I'm stomping in the hallway. I see one of the Move-On field workers coming towards me. I head in the other direction.
"Wait," the guy says from the other end of the phone, but it was just too late.
"The president lies, and nearly 3,000 of our fine American soldiers die, while Dick Cheney and his cronies at Halliburton bleed the US Treasury dry, and you, you... you DON'T TRUST DEMOCRAT MORALS????!?!?!"
The Move-On guy touches my shoulder and says, "Hang it up, Tim."
I say "Aaaaagh. Good bye!" and flip my phone closed. I'm shaking, red in the face, panting.
The Move-on guy looks at me, shakes his head, and says, "I understand. Sometimes they get to you. You just need to hang it up and call the next number."

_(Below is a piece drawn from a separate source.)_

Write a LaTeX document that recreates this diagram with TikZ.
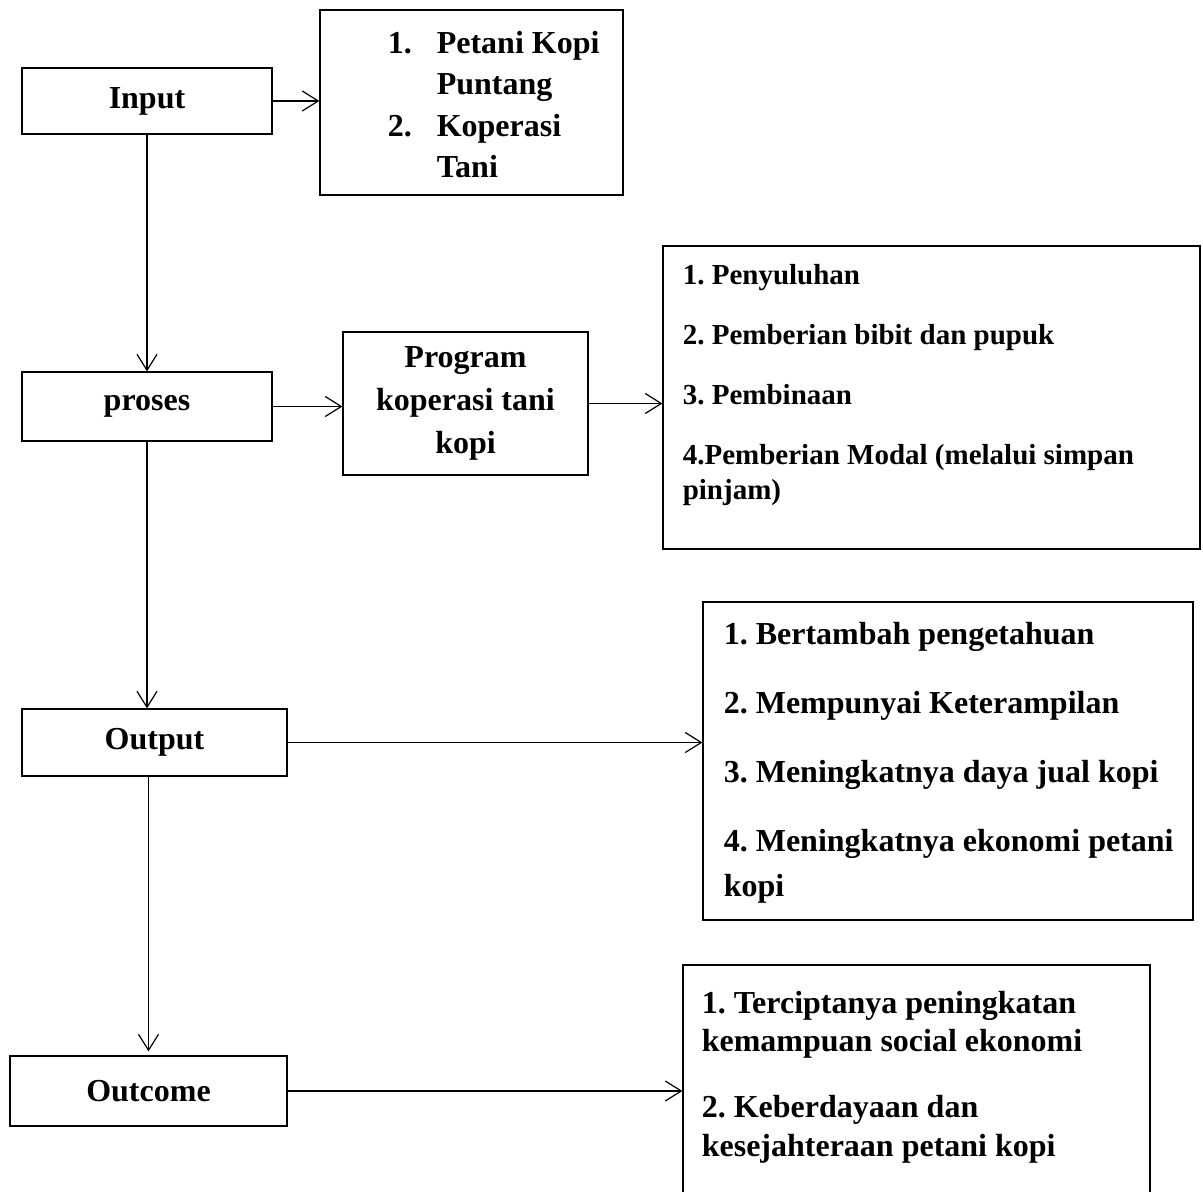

I said, "but I'm tired of rolling over and taking it. When are we going to stop letting them get away with their lies and distortions and cruelty? When are we going to stand up and say 'No. It ends now.' When?"
He said, "After Tuesday. You just can't do it now, not while you're representing Move-On."
I said, "I guess I'm done for the night, huh?"
"It's probably for the best," he said, "but you're coming back Monday, right?"
"Are you sure you want me to?" I asked.
"Sure!" he said cheerfully. "We need your passion and energy. You just need to re-harness it and refocus. Get some sleep, and we'll see you next time."
I'll be phonebanking from Noon-to-2 on Monday. Won't you join me?